▸ **Instructions for the task**: Exactly as written, write out the lines below from the first to the one containing "Arial, Helvetica, sans-serif';", inclusive. Pictures do not belong in the copy.
-- start --
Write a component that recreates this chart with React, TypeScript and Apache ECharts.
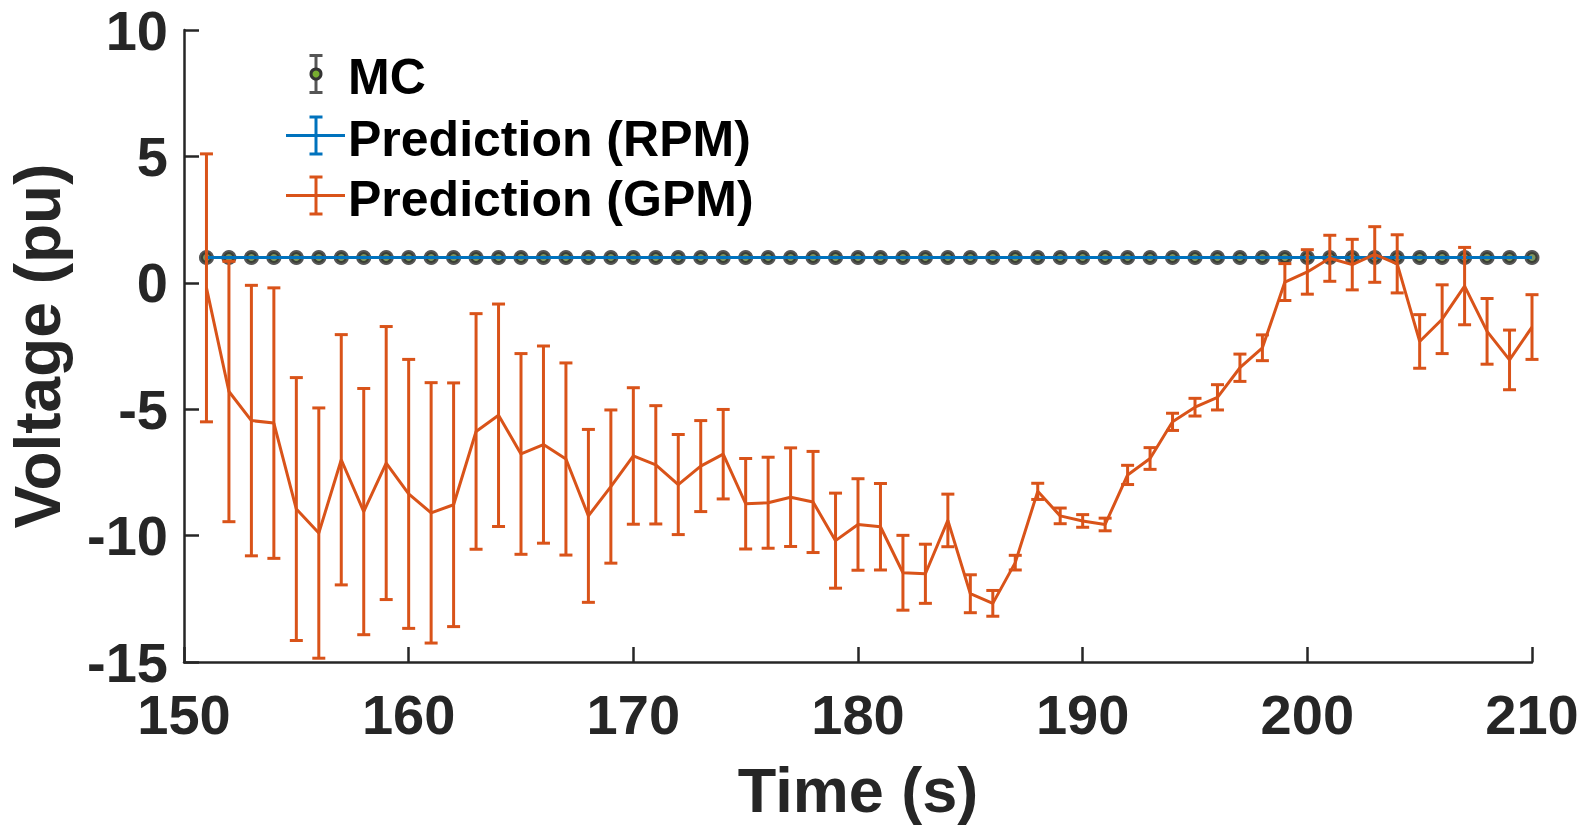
import React, { useEffect, useRef } from 'react';
import * as echarts from 'echarts';

// time stamps (s)
const times = [
  151, 152, 153, 154, 155, 156, 157, 158, 159, 160,
  161, 162, 163, 164, 165, 166, 167, 168, 169, 170,
  171, 172, 173, 174, 175, 176, 177, 178, 179, 180,
  181, 182, 183, 184, 185, 186, 187, 188, 189, 190,
  191, 192, 193, 194, 195, 196, 197, 198, 199, 200,
  201, 202, 203, 204, 205, 206, 207, 208, 209, 210,
];

// Monte Carlo reference (pu)
const mcMean = [
  1, 1, 1, 1, 1, 1, 1, 1, 1, 1,
  1, 1, 1, 1, 1, 1, 1, 1, 1, 1,
  1, 1, 1, 1, 1, 1, 1, 1, 1, 1,
  1, 1, 1, 1, 1, 1, 1, 1, 1, 1,
  1, 1, 1, 1, 1, 1, 1, 1, 1, 1,
  1, 1, 1, 1, 1, 1, 1, 1, 1, 1,
];

// RPM prediction (pu)
const rpmMean = [
  1, 1, 1, 1, 1, 1, 1, 1, 1, 1,
  1, 1, 1, 1, 1, 1, 1, 1, 1, 1,
  1, 1, 1, 1, 1, 1, 1, 1, 1, 1,
  1, 1, 1, 1, 1, 1, 1, 1, 1, 1,
  1, 1, 1, 1, 1, 1, 1, 1, 1, 1,
  1, 1, 1, 1, 1, 1, 1, 1, 1, 1,
];

// GPM prediction mean and half-width of error bar (pu)
const gpmMean = [
  -0.2, -4.3, -5.45, -5.55, -8.95, -9.9, -7.0, -9.05, -7.13, -8.35,
  -9.1, -8.78, -5.88, -5.24, -6.77, -6.4, -6.97, -9.22, -8.06, -6.85,
  -7.2, -7.98, -7.25, -6.78, -8.74, -8.7, -8.48, -8.67, -10.2, -9.56,
  -9.65, -11.47, -11.51, -9.4, -12.3, -12.68, -11.07, -8.25, -9.22, -9.42,
  -9.56, -7.6, -6.95, -5.5, -4.92, -4.53, -3.36, -2.57, 0.03, 0.43,
  0.97, 0.72, 1.12, 0.75, -2.32, -1.44, -0.13, -1.92, -3.05, -1.75,
];
const gpmErr = [
  5.3, 5.15, 5.35, 5.35, 5.2, 4.95, 4.95, 4.87, 5.4, 5.32,
  5.15, 4.82, 4.66, 4.4, 3.97, 3.9, 3.8, 3.42, 3.03, 2.7,
  2.34, 1.98, 1.8, 1.77, 1.79, 1.8, 1.95, 2.0, 1.88, 1.81,
  1.71, 1.48, 1.17, 1.04, 0.75, 0.51, 0.29, 0.32, 0.31, 0.25,
  0.25, 0.38, 0.43, 0.34, 0.35, 0.5, 0.54, 0.51, 0.73, 0.88,
  0.91, 1.0, 1.1, 1.15, 1.06, 1.36, 1.53, 1.3, 1.18, 1.28,
];

const xTicks = [150, 160, 170, 180, 190, 200, 210];
const yTicks = [-15, -10, -5, 0, 5, 10];

const BLUE = '#0072BD';
const ORANGE = '#D95319';
const AXIS = '#262626';
const FONT = '"Liberation Sans", Arial, Helvetica, sans-serif';

const errRender = (color: string) => (params: any, api: any) => {
  const x = api.value(0);
  const lo = api.coord([x, api.value(1)]);
  const hi = api.coord([x, api.value(2)]);
  const w = 6.5;
  const style = { stroke: color, lineWidth: 3 };
  return {
    type: 'group',
    children: [
      { type: 'line', shape: { x1: hi[0], y1: hi[1], x2: lo[0], y2: lo[1] }, style },
      { type: 'line', shape: { x1: hi[0] - w, y1: hi[1], x2: hi[0] + w, y2: hi[1] }, style },
      { type: 'line', shape: { x1: lo[0] - w, y1: lo[1], x2: lo[0] + w, y2: lo[1] }, style },
    ],
  };
};

function legendItem(y: number, color: string, label: string, cross: boolean): any[] {
  const s = { stroke: color, lineWidth: 3 };
  const items: any[] = [
    { type: 'line', shape: { x1: 316, y1: y - 18.5, x2: 316, y2: y + 18.5 }, style: s },
    { type: 'line', shape: { x1: 309.5, y1: y - 18.5, x2: 322.5, y2: y - 18.5 }, style: s },
    { type: 'line', shape: { x1: 309.5, y1: y + 18.5, x2: 322.5, y2: y + 18.5 }, style: s },
  ];
  if (cross) items.push({ type: 'line', shape: { x1: 286, y1: y, x2: 345, y2: y }, style: s });
  else items.push({ type: 'circle', shape: { cx: 316, cy: y, r: 5 }, style: { fill: '#77AC30', stroke: '#333', lineWidth: 3 } });
  items.push({
    type: 'text', x: 348, y: y + 3,
    style: { text: label, fill: '#000', font: `bold 50px ${FONT}`, verticalAlign: 'middle', align: 'left' },
  });
  return items;
}

export default function App() {
  const ref = useRef<HTMLDivElement | null>(null);

  useEffect(() => {
    if (!ref.current) return;
    const chart = echarts.init(ref.current, undefined, { renderer: 'svg' });
    const mcData = times.map((t, i) => [t, mcMean[i]]);
    const rpmData = times.map((t, i) => [t, rpmMean[i]]);
    const gpmData = times.map((t, i) => [t, gpmMean[i]]);
    const gpmBars = times.map((t, i) => [t, gpmMean[i] - gpmErr[i], gpmMean[i] + gpmErr[i]]);

    const axisLineStyle = { color: AXIS, width: 2.5 };
    const axisCommon = {
      type: 'value',
      axisTick: { show: true, inside: true, length: 15, lineStyle: axisLineStyle },
      splitLine: { show: false },
    };

    chart.setOption({
      animation: false,
      backgroundColor: '#fff',
      grid: { left: 184, right: 56, top: 30, bottom: 166, containLabel: false, outerBoundsMode: 'none' },
      xAxis: {
        ...axisCommon,
        axisLine: { show: true, onZero: false, lineStyle: axisLineStyle },
        min: xTicks[0], max: xTicks[xTicks.length - 1], interval: 10,
        name: 'Time (s)', nameLocation: 'middle', nameGap: 96,
        nameTextStyle: { color: AXIS, fontFamily: FONT, fontWeight: 'bold', fontSize: 63 },
        axisLabel: { color: AXIS, fontFamily: FONT, fontWeight: 'bold', fontSize: 56, margin: 24 },
      },
      yAxis: {
        ...axisCommon,
        axisLine: { show: true, onZero: false, lineStyle: axisLineStyle },
        min: yTicks[0], max: yTicks[yTicks.length - 1], interval: 5,
        name: 'Voltage (pu)', nameLocation: 'middle', nameGap: 114,
        nameTextStyle: { color: AXIS, fontFamily: FONT, fontWeight: 'bold', fontSize: 64, lineHeight: 64 },
        axisLabel: { color: AXIS, fontFamily: FONT, fontWeight: 'bold', fontSize: 56, margin: 16 },
      },
      series: [
        {
          name: 'MC', type: 'scatter', data: mcData, symbol: 'circle', symbolSize: 11, z: 2,
          itemStyle: { color: '#5d7a3a', borderColor: '#2a2a2a', borderWidth: 4 },
        },
        {
          name: 'Prediction (RPM)', type: 'line', data: rpmData, showSymbol: false, symbol: 'none', z: 3,
          lineStyle: { color: BLUE, width: 3 },
        },
        {
          name: 'GPM err', type: 'custom', data: gpmBars, renderItem: errRender(ORANGE), z: 4,
          encode: { x: 0, y: [1, 2] },
        },
        {
          name: 'Prediction (GPM)', type: 'line', data: gpmData, showSymbol: false, symbol: 'none', z: 5,
          lineStyle: { color: ORANGE, width: 3 },
        },
      ],
      graphic: [
        ...legendItem(74, '#555', 'MC', false),
        ...legendItem(135.5, BLUE, 'Prediction (RPM)', true),
        ...legendItem(195.5, ORANGE, 'Prediction (GPM)', true),
      ],
    });
    return () => { chart.dispose(); };
  }, []);

  return <div ref={ref} style={{ position: 'absolute', left: 0, top: 0, width: 1588, height: 828 }} />;
}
-- end --
▸ **Written solution**:
Write a component that recreates this chart with React, TypeScript and Apache ECharts.
import React, { useEffect, useRef } from 'react';
import * as echarts from 'echarts';

// time stamps (s)
const times = [
  151, 152, 153, 154, 155, 156, 157, 158, 159, 160,
  161, 162, 163, 164, 165, 166, 167, 168, 169, 170,
  171, 172, 173, 174, 175, 176, 177, 178, 179, 180,
  181, 182, 183, 184, 185, 186, 187, 188, 189, 190,
  191, 192, 193, 194, 195, 196, 197, 198, 199, 200,
  201, 202, 203, 204, 205, 206, 207, 208, 209, 210,
];

// Monte Carlo reference (pu)
const mcMean = [
  1, 1, 1, 1, 1, 1, 1, 1, 1, 1,
  1, 1, 1, 1, 1, 1, 1, 1, 1, 1,
  1, 1, 1, 1, 1, 1, 1, 1, 1, 1,
  1, 1, 1, 1, 1, 1, 1, 1, 1, 1,
  1, 1, 1, 1, 1, 1, 1, 1, 1, 1,
  1, 1, 1, 1, 1, 1, 1, 1, 1, 1,
];

// RPM prediction (pu)
const rpmMean = [
  1, 1, 1, 1, 1, 1, 1, 1, 1, 1,
  1, 1, 1, 1, 1, 1, 1, 1, 1, 1,
  1, 1, 1, 1, 1, 1, 1, 1, 1, 1,
  1, 1, 1, 1, 1, 1, 1, 1, 1, 1,
  1, 1, 1, 1, 1, 1, 1, 1, 1, 1,
  1, 1, 1, 1, 1, 1, 1, 1, 1, 1,
];

// GPM prediction mean and half-width of error bar (pu)
const gpmMean = [
  -0.2, -4.3, -5.45, -5.55, -8.95, -9.9, -7.0, -9.05, -7.13, -8.35,
  -9.1, -8.78, -5.88, -5.24, -6.77, -6.4, -6.97, -9.22, -8.06, -6.85,
  -7.2, -7.98, -7.25, -6.78, -8.74, -8.7, -8.48, -8.67, -10.2, -9.56,
  -9.65, -11.47, -11.51, -9.4, -12.3, -12.68, -11.07, -8.25, -9.22, -9.42,
  -9.56, -7.6, -6.95, -5.5, -4.92, -4.53, -3.36, -2.57, 0.03, 0.43,
  0.97, 0.72, 1.12, 0.75, -2.32, -1.44, -0.13, -1.92, -3.05, -1.75,
];
const gpmErr = [
  5.3, 5.15, 5.35, 5.35, 5.2, 4.95, 4.95, 4.87, 5.4, 5.32,
  5.15, 4.82, 4.66, 4.4, 3.97, 3.9, 3.8, 3.42, 3.03, 2.7,
  2.34, 1.98, 1.8, 1.77, 1.79, 1.8, 1.95, 2.0, 1.88, 1.81,
  1.71, 1.48, 1.17, 1.04, 0.75, 0.51, 0.29, 0.32, 0.31, 0.25,
  0.25, 0.38, 0.43, 0.34, 0.35, 0.5, 0.54, 0.51, 0.73, 0.88,
  0.91, 1.0, 1.1, 1.15, 1.06, 1.36, 1.53, 1.3, 1.18, 1.28,
];

const xTicks = [150, 160, 170, 180, 190, 200, 210];
const yTicks = [-15, -10, -5, 0, 5, 10];

const BLUE = '#0072BD';
const ORANGE = '#D95319';
const AXIS = '#262626';
const FONT = '"Liberation Sans", Arial, Helvetica, sans-serif';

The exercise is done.